**WHAT THE TASK ASKS**
Please give the count of lines holding the string "that" and nothing besides.

— START —

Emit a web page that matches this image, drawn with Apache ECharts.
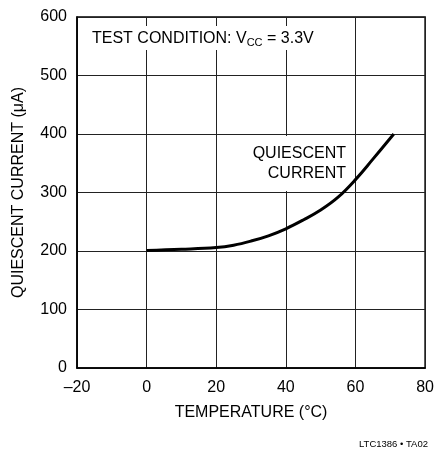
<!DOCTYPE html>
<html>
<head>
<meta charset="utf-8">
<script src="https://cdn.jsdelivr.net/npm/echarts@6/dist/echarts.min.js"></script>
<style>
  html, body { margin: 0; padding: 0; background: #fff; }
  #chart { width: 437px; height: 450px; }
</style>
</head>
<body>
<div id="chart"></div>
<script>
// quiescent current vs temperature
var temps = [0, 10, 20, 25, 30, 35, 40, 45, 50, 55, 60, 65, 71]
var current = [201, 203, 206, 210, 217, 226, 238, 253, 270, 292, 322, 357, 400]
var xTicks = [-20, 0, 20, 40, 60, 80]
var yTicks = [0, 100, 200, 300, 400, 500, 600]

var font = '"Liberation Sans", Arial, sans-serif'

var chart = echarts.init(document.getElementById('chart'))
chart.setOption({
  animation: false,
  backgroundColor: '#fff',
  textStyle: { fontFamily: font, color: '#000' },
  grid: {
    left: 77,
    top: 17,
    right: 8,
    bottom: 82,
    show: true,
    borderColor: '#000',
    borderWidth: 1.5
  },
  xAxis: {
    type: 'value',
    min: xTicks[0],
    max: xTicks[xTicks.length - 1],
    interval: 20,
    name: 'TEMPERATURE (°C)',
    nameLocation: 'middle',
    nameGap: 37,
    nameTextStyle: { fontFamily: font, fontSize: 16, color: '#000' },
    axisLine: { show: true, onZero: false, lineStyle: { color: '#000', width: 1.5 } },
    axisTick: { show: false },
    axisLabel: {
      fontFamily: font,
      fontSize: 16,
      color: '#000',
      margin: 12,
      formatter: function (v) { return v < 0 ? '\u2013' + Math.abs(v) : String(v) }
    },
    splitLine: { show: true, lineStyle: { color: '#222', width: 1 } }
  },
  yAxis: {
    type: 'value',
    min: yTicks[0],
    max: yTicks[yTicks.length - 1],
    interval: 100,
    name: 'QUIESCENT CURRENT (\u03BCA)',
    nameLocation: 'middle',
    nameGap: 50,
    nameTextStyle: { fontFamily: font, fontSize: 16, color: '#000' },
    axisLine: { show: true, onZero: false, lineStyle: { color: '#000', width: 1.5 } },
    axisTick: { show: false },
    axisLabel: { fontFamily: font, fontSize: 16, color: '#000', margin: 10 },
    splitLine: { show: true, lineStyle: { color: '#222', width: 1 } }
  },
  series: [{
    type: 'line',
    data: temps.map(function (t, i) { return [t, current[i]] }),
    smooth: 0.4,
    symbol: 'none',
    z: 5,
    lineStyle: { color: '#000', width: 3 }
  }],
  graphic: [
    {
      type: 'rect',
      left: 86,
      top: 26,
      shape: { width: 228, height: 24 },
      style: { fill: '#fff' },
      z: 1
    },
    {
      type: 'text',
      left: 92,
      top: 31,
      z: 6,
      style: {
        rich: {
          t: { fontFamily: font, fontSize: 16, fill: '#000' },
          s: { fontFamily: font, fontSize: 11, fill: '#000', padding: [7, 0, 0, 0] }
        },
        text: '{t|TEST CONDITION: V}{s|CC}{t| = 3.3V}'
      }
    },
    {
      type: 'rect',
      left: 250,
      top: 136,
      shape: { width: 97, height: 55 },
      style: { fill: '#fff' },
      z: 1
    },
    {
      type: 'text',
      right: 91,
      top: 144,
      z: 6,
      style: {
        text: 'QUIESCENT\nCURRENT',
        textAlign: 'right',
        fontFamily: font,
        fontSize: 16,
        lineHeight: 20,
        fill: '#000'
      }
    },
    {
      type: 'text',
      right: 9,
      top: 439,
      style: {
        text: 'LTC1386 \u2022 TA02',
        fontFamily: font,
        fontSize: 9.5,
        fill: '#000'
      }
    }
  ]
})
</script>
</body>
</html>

— END —
— START —

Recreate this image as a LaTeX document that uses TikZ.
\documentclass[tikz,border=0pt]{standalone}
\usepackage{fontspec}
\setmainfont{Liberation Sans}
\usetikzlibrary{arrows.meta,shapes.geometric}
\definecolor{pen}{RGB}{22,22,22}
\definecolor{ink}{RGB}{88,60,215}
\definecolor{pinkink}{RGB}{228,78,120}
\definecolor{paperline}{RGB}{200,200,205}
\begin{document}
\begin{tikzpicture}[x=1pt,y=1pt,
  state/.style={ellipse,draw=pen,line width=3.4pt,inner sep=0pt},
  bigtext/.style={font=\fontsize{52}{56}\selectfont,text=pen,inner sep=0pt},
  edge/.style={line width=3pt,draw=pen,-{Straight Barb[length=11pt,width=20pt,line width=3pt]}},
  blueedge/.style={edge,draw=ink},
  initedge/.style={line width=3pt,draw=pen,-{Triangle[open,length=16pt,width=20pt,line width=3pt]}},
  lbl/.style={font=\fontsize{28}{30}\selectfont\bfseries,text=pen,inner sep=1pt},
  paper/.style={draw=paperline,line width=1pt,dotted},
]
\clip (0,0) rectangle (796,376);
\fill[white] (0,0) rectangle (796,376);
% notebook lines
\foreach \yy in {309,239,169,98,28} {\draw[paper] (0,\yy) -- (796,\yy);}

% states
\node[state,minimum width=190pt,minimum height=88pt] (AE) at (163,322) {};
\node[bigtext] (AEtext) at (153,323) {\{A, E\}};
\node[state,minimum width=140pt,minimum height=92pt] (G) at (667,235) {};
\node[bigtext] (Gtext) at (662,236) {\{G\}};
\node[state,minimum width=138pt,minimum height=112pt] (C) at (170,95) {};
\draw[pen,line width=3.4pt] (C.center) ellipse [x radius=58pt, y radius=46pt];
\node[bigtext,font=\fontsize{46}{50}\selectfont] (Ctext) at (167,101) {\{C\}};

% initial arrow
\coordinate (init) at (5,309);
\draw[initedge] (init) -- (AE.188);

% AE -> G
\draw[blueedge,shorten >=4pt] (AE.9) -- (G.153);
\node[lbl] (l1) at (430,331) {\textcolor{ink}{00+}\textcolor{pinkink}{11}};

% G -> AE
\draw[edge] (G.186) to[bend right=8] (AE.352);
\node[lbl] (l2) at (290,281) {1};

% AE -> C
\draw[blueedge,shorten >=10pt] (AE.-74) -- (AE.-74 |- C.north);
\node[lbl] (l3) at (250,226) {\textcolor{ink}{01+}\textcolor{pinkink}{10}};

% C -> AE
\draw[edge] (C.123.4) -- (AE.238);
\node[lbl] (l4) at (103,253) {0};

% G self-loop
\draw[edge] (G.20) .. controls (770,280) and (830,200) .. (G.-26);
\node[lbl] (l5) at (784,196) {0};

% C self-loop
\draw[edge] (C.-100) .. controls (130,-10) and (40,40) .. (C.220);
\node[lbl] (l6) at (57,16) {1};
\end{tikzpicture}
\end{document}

— END —

**OUTPUT**
2